I was eagerly curious about Whip It, since it starred Ellen Page (Juno) and was Drew Barrymore’s directorial debut. It seemed like a girl-friendly flick, but I’d heard mixed things, and it didn’t seem to play in my area very long.
So a prompt DVD release is a great idea. I don’t have much interest in roller derby on its own, but I did appreciate that the movie (and the novel it was based on, Derby Girl, reissued under this new title) was written by a former participant, Shauna Cross. You can see a brief promo video of her talking about writing the movie free on Amazon.
What I found was a thrilling, touching coming-of-age story with plenty of both humor and action and a great cast. Kristen Wiig (mentor), Juliette Lewis (rival), Zoe Bell and Eve (teammates), and Barrymore (as “Smashley Simpson”) are skaters, and Jimmy Fallon is the announcer who explains the game to the viewers. Alia Shawkat (the girl cousin on Arrested Development) is a standout as the best friend.
Page plays Bliss, a small-town Texas girl pushed by her mother (Marcia Gay Harden) to compete in beauty pageants as her way out of town. Instead, on a trip to Austin, she finds out about roller derby, and soon she’s sneaking off to try out for the team, intrigued by the power and freedom of the girls on skates. (The scene where she first sees them, dropping off flyers, rang very true — KC was at the local independent record store one day when a group of roller girls on skates came in and did the same thing.) Bliss has been seeking a way to rebel against the football/pageant culture, and her waitress job isn’t it. Turns out, even on Barbie skates, she’s fast and spunky.
Bliss finds achievement, friends, love, and the ability to stand up for herself. (Mom later says something about her daughter being “too Bohemian to care” after Bliss hip-checks a rival at school.) This is the kind of movie that, seen at the right time by the right person, can change a life. It encourages striving and finding different ways to do things and alternate families, made up of those who understand you and what you want. I also liked the way that, although there are various remarks about chicks in fishnets on skates, Bliss as “Babe Ruthless” is fully covered and no one says a word, while the older women (most players are mid-thirties) can choose to reveal what they want. The way the roller derby matches are filmed makes them exciting.
It’s a mostly female world, full of those who can support you and those who aren’t shy about doing whatever they can to compete with you and those who inspire you. Even though I’m no longer fighting to be able to do what I want in life, I was impressed by these strong, tough, confident women who compare which has the gnarlier bruise. Particularly funny is previously unknown Wilson brother Andrew as the team coach, and dad’s a hoot too, as played by Daniel Stern; he calls her “blister”.

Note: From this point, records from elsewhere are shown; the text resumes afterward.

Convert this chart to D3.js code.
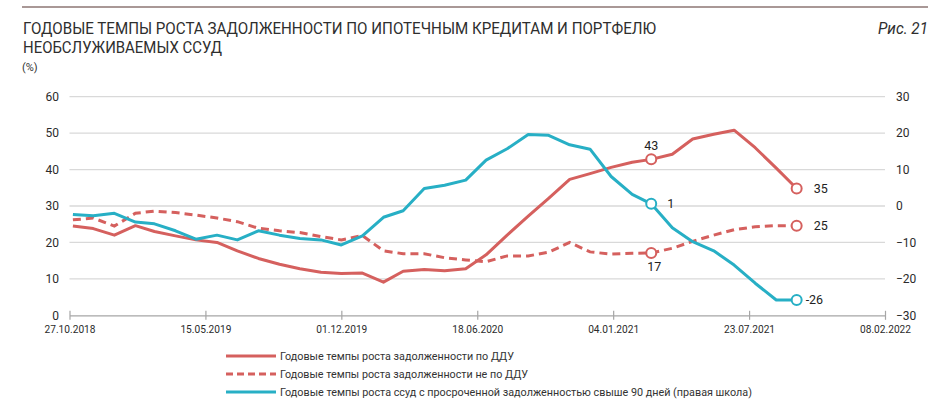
<!DOCTYPE html>
<html>
<head>
<meta charset="utf-8">
<script src="https://cdn.jsdelivr.net/npm/d3@7"></script>
<style>
  html, body { margin: 0; padding: 0; background: #fff; }
  svg { display: block; font-family: Roboto, "Noto Sans", sans-serif; }
</style>
</head>
<body>
<svg id="chart" width="950" height="412"></svg>
<script>
// ---- data ----
const dates = [
  "2018-11-01","2018-12-01","2019-01-01","2019-02-01","2019-03-01","2019-04-01",
  "2019-05-01","2019-06-01","2019-07-01","2019-08-01","2019-09-01","2019-10-01",
  "2019-11-01","2019-12-01","2020-01-01","2020-02-01","2020-03-01","2020-04-01",
  "2020-05-01","2020-06-01","2020-07-01","2020-08-01","2020-09-01","2020-10-01",
  "2020-11-01","2020-12-01","2021-01-01","2021-02-01","2021-03-01","2021-04-01",
  "2021-05-01","2021-06-01","2021-07-01","2021-08-01","2021-09-01","2021-10-01"
];
const dduGrowth = [
  24.5, 23.8, 22.0, 24.6, 23.0, 21.8, 20.7, 20.0, 17.7, 15.6, 14.0, 12.8,
  11.8, 11.5, 11.6, 9.1, 12.1, 12.6, 12.2, 12.8, 16.6, 22.0, 27.2, 32.1,
  37.3, 38.9, 40.6, 42.0, 42.8, 44.2, 48.4, 49.7, 50.8, 46.0, 40.4, 34.8
];
const nonDduGrowth = [
  26.2, 26.7, 24.5, 28.0, 28.6, 28.2, 27.5, 26.7, 25.7, 23.9, 23.2, 22.7,
  21.6, 20.7, 21.9, 17.7, 16.9, 16.9, 15.8, 15.2, 14.7, 16.3, 16.3, 17.3,
  20.0, 17.4, 16.8, 17.0, 17.1, 18.4, 20.3, 22.0, 23.5, 24.3, 24.6, 24.6
];
const overdueGrowth = [ // right axis
  -2.3, -2.7, -2.0, -4.4, -4.9, -6.8, -9.1, -8.0, -9.3, -6.8, -8.0, -8.9,
  -9.3, -10.7, -8.2, -3.1, -1.3, 4.8, 5.7, 7.1, 12.6, 15.7, 19.6, 19.4,
  16.8, 15.6, 8.1, 3.2, 0.6, -6.0, -9.8, -12.3, -16.2, -21.2, -25.8, -25.8
];
const xTickDates = ["2018-10-27","2019-05-15","2019-12-01","2020-06-18","2021-01-04","2021-07-23","2022-02-08"];
const xTickLabels = ["27.10.2018","15.05.2019","01.12.2019","18.06.2020","04.01.2021","23.07.2021","08.02.2022"];
const leftTicks = [0, 10, 20, 30, 40, 50, 60];
const rightTicks = [-30, -20, -10, 0, 10, 20, 30];
const markedIdx = [28, 35];
const dduLabels = ["43", "35"];
const nonDduLabels = ["17", "25"];
const overdueLabels = ["1", "-26"];
const titleLines = ["ГОДОВЫЕ ТЕМПЫ РОСТА ЗАДОЛЖЕННОСТИ ПО ИПОТЕЧНЫМ КРЕДИТАМ И ПОРТФЕЛЮ", "НЕОБСЛУЖИВАЕМЫХ ССУД"];
const legendLabels = [
  "Годовые темпы роста задолженности по ДДУ",
  "Годовые темпы роста задолженности не по  ДДУ",
  "Годовые темпы роста ссуд с просроченной задолженностью свыше 90 дней (правая школа)"
];

// ---- drawing ----
const parse = d3.timeParse("%Y-%m-%d");
const dts = dates.map(parse);
const svg = d3.select("#chart");
const RED = "#d5605e", BLUE = "#27afc5", TXT = "#2b2b2b";

const x = d3.scaleTime().domain([parse(xTickDates[0]), parse(xTickDates[xTickDates.length-1])]).range([69.5, 885]);
const yL = d3.scaleLinear().domain([0, 60]).range([315.3, 96.7]);
const yR = d3.scaleLinear().domain([-30, 30]).range([315.3, 96.7]);

// top rule
svg.append("line").attr("x1", 22).attr("x2", 928).attr("y1", 7).attr("y2", 7)
  .attr("stroke", "#8c7673").attr("stroke-width", 1.5);

// title
svg.append("text").attr("x", 23).attr("y", 34).attr("font-size", 16).attr("fill", "#2e2e2e")
  .attr("textLength", 633).attr("lengthAdjust", "spacingAndGlyphs").text(titleLines[0]);
svg.append("text").attr("x", 23).attr("y", 53).attr("font-size", 16).attr("fill", "#2e2e2e")
  .attr("textLength", 199).attr("lengthAdjust", "spacingAndGlyphs").text(titleLines[1]);
svg.append("text").attr("x", 22).attr("y", 71).attr("font-size", 11).attr("fill", "#333").text("(%)");
svg.append("text").attr("x", 928).attr("y", 34).attr("font-size", 16).attr("font-style", "italic")
  .attr("text-anchor", "end").attr("fill", "#2e2e2e").attr("textLength", 50).attr("lengthAdjust", "spacingAndGlyphs").text("Рис. 21");

// gridlines
svg.append("g").selectAll("line").data(leftTicks.filter(d => d > 0)).join("line")
  .attr("x1", x.range()[0]).attr("x2", x.range()[1])
  .attr("y1", d => yL(d)).attr("y2", d => yL(d))
  .attr("stroke", "#d9d9d9").attr("stroke-width", 1.3);

// bottom axis
const xAxis = d3.axisBottom(x).tickValues(xTickDates.map(parse)).tickSize(0).tickFormat((d, i) => xTickLabels[i]);
const gx = svg.append("g").attr("transform", `translate(0,${yL(0)})`).call(xAxis);
gx.select(".domain").attr("stroke", "#a6a6a6").attr("stroke-width", 1.2);
gx.selectAll(".tick text").attr("font-size", 11.5).attr("fill", TXT).attr("y", 18).attr("dy", 0)
  .attr("font-family", "Roboto").attr("textLength", 51).attr("lengthAdjust", "spacingAndGlyphs");
gx.selectAll(".tick").append("line").attr("y1", -4.5).attr("y2", 4.5).attr("stroke", "#a6a6a6").attr("stroke-width", 1.2);

// left axis
const gl = svg.append("g").attr("transform", `translate(59,0)`)
  .call(d3.axisLeft(yL).tickValues(leftTicks).tickSize(0).tickPadding(0));
gl.select(".domain").remove();
gl.selectAll(".tick text").attr("font-size", 12).attr("fill", TXT).attr("font-family", "Roboto");

// right axis
const gr = svg.append("g").attr("transform", `translate(896,0)`)
  .call(d3.axisRight(yR).tickValues(rightTicks).tickSize(0).tickPadding(0));
gr.select(".domain").remove();
gr.selectAll(".tick text").attr("font-size", 12).attr("fill", TXT).attr("font-family", "Roboto");

// lines
const lineL = vals => d3.line().x((d, i) => x(dts[i])).y(d => yL(d))(vals);
const lineR = vals => d3.line().x((d, i) => x(dts[i])).y(d => yR(d))(vals);

svg.append("path").attr("d", lineL(nonDduGrowth)).attr("fill", "none").attr("stroke", RED)
  .attr("stroke-width", 3).attr("stroke-dasharray", "8,5");
svg.append("path").attr("d", lineL(dduGrowth)).attr("fill", "none").attr("stroke", RED)
  .attr("stroke-width", 3).attr("stroke-linejoin", "round");
svg.append("path").attr("d", lineR(overdueGrowth)).attr("fill", "none").attr("stroke", BLUE)
  .attr("stroke-width", 3).attr("stroke-linejoin", "round");

// markers
function markers(vals, scale, color) {
  svg.append("g").selectAll("circle").data(markedIdx).join("circle")
    .attr("cx", i => x(dts[i])).attr("cy", i => scale(vals[i])).attr("r", 5)
    .attr("fill", "#fff").attr("stroke", color).attr("stroke-width", 2);
}
markers(dduGrowth, yL, RED);
markers(nonDduGrowth, yL, RED);
markers(overdueGrowth, yR, BLUE);

// data labels
const lab = (px, py, t, anchor) => svg.append("text").attr("x", px).attr("y", py)
  .attr("font-size", 12.5).attr("fill", "#222").attr("text-anchor", anchor || "start").text(t);
lab(x(dts[28]), yL(dduGrowth[28]) - 9, dduLabels[0], "middle");
lab(x(dts[35]) + 17, yL(dduGrowth[35]) + 4.5, dduLabels[1]);
lab(x(dts[28]) + 3, yL(nonDduGrowth[28]) + 18, nonDduLabels[0], "middle");
lab(x(dts[35]) + 17, yL(nonDduGrowth[35]) + 4.5, nonDduLabels[1]);
lab(x(dts[28]) + 16, yR(overdueGrowth[28]) + 4.5, overdueLabels[0]);
lab(x(dts[35]) + 9, yR(overdueGrowth[35]) + 4.5, overdueLabels[1]);

// legend
const legY = [356, 374, 392];
const legLens = [234, 248, 472];
const leg = svg.append("g");
legendLabels.forEach((t, i) => {
  leg.append("line").attr("x1", 226).attr("x2", 276).attr("y1", legY[i]).attr("y2", legY[i])
    .attr("stroke", i === 2 ? BLUE : RED).attr("stroke-width", 3)
    .attr("stroke-dasharray", i === 1 ? "7,4" : null);
  leg.append("text").attr("x", 280).attr("y", legY[i] + 4).attr("font-size", 11.5).attr("fill", "#333")
    .attr("textLength", legLens[i]).attr("lengthAdjust", "spacingAndGlyphs").text(t);
});
</script>
</body>
</html>
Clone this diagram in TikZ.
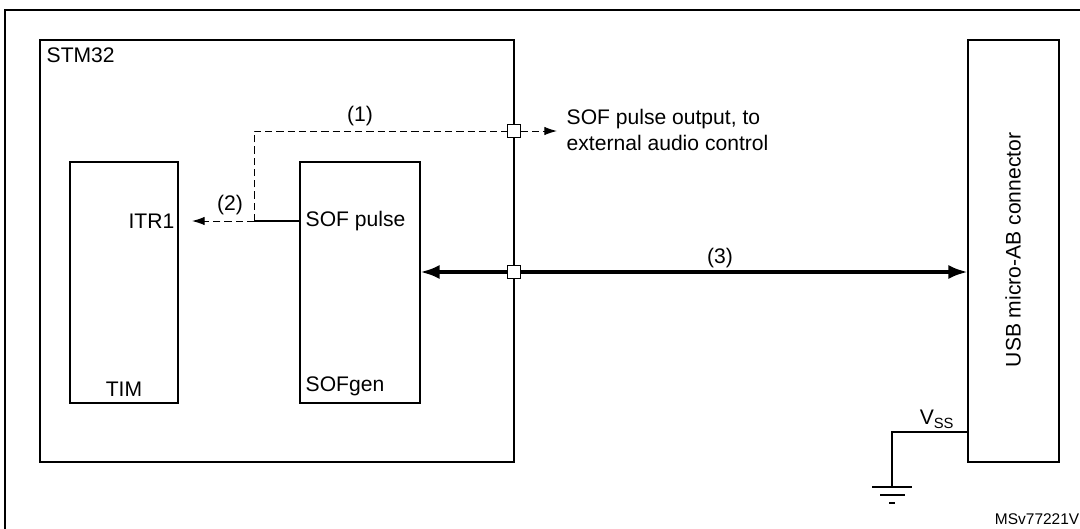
\documentclass[tikz,border=0pt]{standalone}
\usepackage{fontspec}
\setmainfont{Liberation Sans}
\usetikzlibrary{arrows.meta,positioning}
\begin{document}
\begin{tikzpicture}[x=0.025cm,y=-0.025cm,
    font=\fontsize{15}{18}\selectfont,
    blk/.style={draw,line width=1.1pt},
    pin/.style={draw,fill=white,line width=0.8pt,minimum size=9pt,inner sep=0pt},
    dsh/.style={line width=0.7pt,dash pattern=on 5pt off 3pt},
    lbl/.style={inner sep=1pt}]
    % frame
    \useasboundingbox (0,0) rectangle (1080,528);
    \clip (0,0) rectangle (1080,528);
    \draw[line width=1.4pt] (5,540) -- (5,10) -- (1090,10);

    % blocks
    \draw[blk] (40,40) rectangle (514,462);
    \node[lbl,anchor=north west] (stm) at (45,46) {STM32};
    \draw[blk] (968,40) rectangle (1059,462);
    \node[rotate=90] (usb) at (1013,250) {USB micro-AB connector};
    \draw[blk] (70,162) rectangle (178,403);
    \node[lbl,anchor=east] (itr) at (176,221) {ITR1};
    \node[lbl,anchor=south] (tim) at (124,398) {TIM};
    \draw[blk] (300,162) rectangle (420,403);
    \node[lbl,anchor=west] (pulse) at (304,221) {SOF pulse};
    \node[lbl,anchor=south] (gen) at (345,398) {SOFgen};

    % pins
    \node[pin] (p1) at (514,131) {};
    \coordinate (j) at (254,221);
    \coordinate (tip1) at (557,131);
    \coordinate (tip2) at (192,221);
    \coordinate (g) at (420,272);
    \coordinate (u) at (968,272);

    % signals
    \draw[line width=0.8pt] (j) -- (300,221);
    \draw[dsh] (j) |- (p1);
    \draw[dsh,-{Latex[length=9pt,width=6pt]}] (p1) -- (tip1);
    \draw[dsh,-{Latex[length=9pt,width=6pt]}] (j) -- (tip2);
    \draw[line width=2.8pt,{Latex[length=14pt,width=10pt]}-{Latex[length=14pt,width=10pt]}] (g) -- (u);
    \node[pin] (p3) at (514,272) {};
    \node (l1) at (360,116) {(1)};
    \node (l2) at (230,205) {(2)};
    \node (l3) at (720,258) {(3)};
    \node[lbl,anchor=west,align=left] (out) at (565,130) {SOF pulse output, to\\external audio control};

    % ground
    \draw[line width=0.8pt] (968,432) -- (892,432) -- (892,487);
    \draw[line width=1.2pt] (872,487) -- (912,487) (880,495) -- (905,495) (889,503) -- (895,503);
    \node[lbl,anchor=south] (vss) at (937,430) {V\textsubscript{SS}};
    \node[font=\fontsize{11}{13}\selectfont,anchor=west] (ref) at (990,519) {MSv77221V1};
\end{tikzpicture}
\end{document}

This is an “alien child” movie, where you wonder how that girl ever came from those parents, but that probably says something about how much people change when they settle into adulthood. KC says he remembers watching and liking roller derby because the women’s teams did exactly the same things the men did and were treated exactly the same. It’s a shame that the same rules don’t apply to movies. Because I’m suspicious this way, I think this film would have gotten more support and love if it wasn’t all about the women, even though anyone can identify with Bliss’ struggles. Maybe instead it just lost the marketing game of roulette, so not enough people knew about it.
This plot isn’t original — there have been plenty of movies about growing up through sports competition, even though few of them star women beyond A League of Their Own, Bend It Like Beckham, and Stick It — but it’s creative in its variations, and it’s always good-humored, with plenty of awe-inducing camaraderie. Moreover, it’s nuanced, providing alternate viewpoints on such things as Bliss’ relationships, whether with her parents, her competitors, or her boyfriend (who is chastised not for doing bad stuff but for not doing enough good stuff). I really enjoyed the movie, and I’m glad I got a chance to see it. I’d encourage you to, too, especially if you appreciate tough chicks.
The only extras are nine deleted scenes, including an alternate opening. One final nice touch is that the DVD package is green plastic, to coordinate with the Hurl Scouts’ team theme. After watching, I’m left with an encouraging feeling of strength remembering what Wiig’s character Maggie Mayhem says: “Put some skates on. Be your own hero.” (The studio provided a review copy.)